The CRE clade elements were found in two Fusarium species. CRE clade is one of the oldest clades of non-LTR retrotransposons (Malik et al. 1999). Initially, representatives of the CRE clade were found in the genomes of Trypanosomatidae (Protista: Kinetoplastida; Teng et al. 1995; Aksoy et al. 1990). Recently, CRE-like non-LTR retroelement was described from the genome of an encapsulated yeast C. neoformans (Goodwin and Poulter 2001). A sporadic distribution of this clade indicates that some fungi retained ancient non-LTR retrotransposons, obtained from their last common ancestor with protists, but majority of investigated species have lost CRE-like elements. A comprehensive survey of repeated elements from diverse fungal species could further increase the number of representatives of CRE clade.

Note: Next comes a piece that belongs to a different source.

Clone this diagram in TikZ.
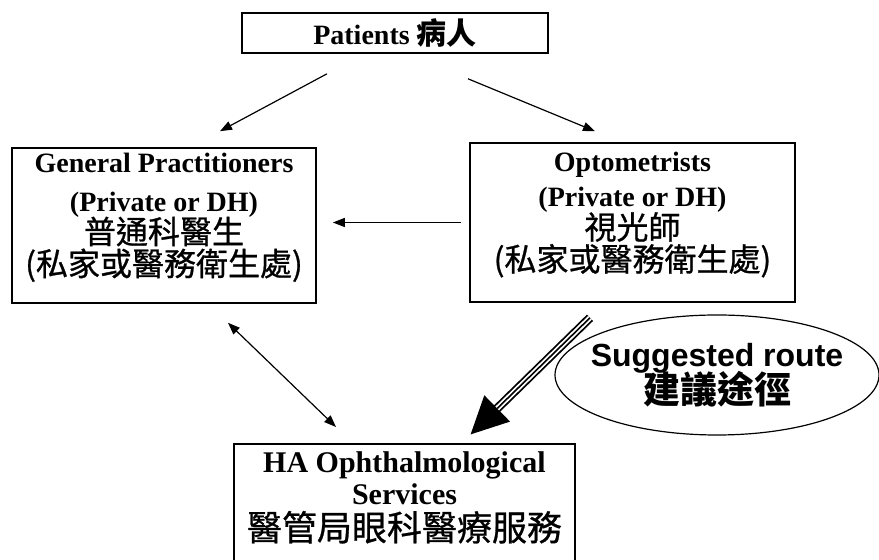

Finally, two previously unknown clades were described in Basidiomycota, Deceiver (from three species), and Inkcap (from two species). It is highly possible that Deceiver and Inkcap have a limited distribution among fungi; their phylogenetic status and distribution require further examination (Fig. 5).

Evolutionary dynamics of non-LTR retrotransposons in fungi

The results of our survey of non-LTR retrotransposons from 57 fungal genomes showed that the copy number and percentage of non-LTR retroelements per genome varied widely (Table 1; see Supplementary material Table S3 and Fig. S1). Some of the investigated species contained single copy (e.g., Botrytis cinerea B05.10), whereas others possessed a great number of non-LTR retrotransposon copies per genomes (e.g. C. globosum CBS 148.51). It is clear that diversity of non-LTR retrotransposons and their copy number depends on the evolutionary history of a particular species or a cluster of closely related species, their population structure as well as ecological aspects.

There are several main processes which could affect the copy number and diversity of non-LTR retrotransposons in fungal genomes: stochastic loss of non-LTR retrotransposons, burst of retrotransposition, the limitation of copy number increase by natural selection which removes deleterious insertions, horizontal transfer, passive and active inactivation of repetitive sequences, self-regulation of transposition (decrease of the transposition rate when the copy number increases; e.g. Hua-Van et al. 2005; Le Rouzic and Capy 2005; Johnson 2007). The population structure and dynamics as well as mating mode also play an important role in the transposable elements evolution (Arkhipova 2005; Johnson 2007).

Those species, which have only several copies of non-LTR retrotransposons per genome, could lose these elements as a result of genetic drift, especially if the population is small and non-LTR retrotransposons are represented only by degenerate copies (Brookfield and Badge 1997). On the other hand, if the non-LTR retrotransposon is presented by at least one intact copy capable for retrotransposition, it could invade a population assuming that its transposition activity counterbalances its loss due to natural selection (Hickey 1982; Le Rouzic and Capy 2005). The inactivation of repeated sequences is also a very important factor, which leads to the shifts in diversity and copy number of non-LTR retrotransposons, especially in fungi. Existence of diverse strategies countering the short-term spreading of repetitive elements is known for fungi: they include methylation induced premeiotically (MIP), repeat-induced point mutation (RIP), and quelling (Faugeron 2000; Cogoni and Macino 1999; Galagan and Selker 2004). The complex interactions between various forces lead to the formation of unique repertoire of non-LTR retrotransposons in each fungal species.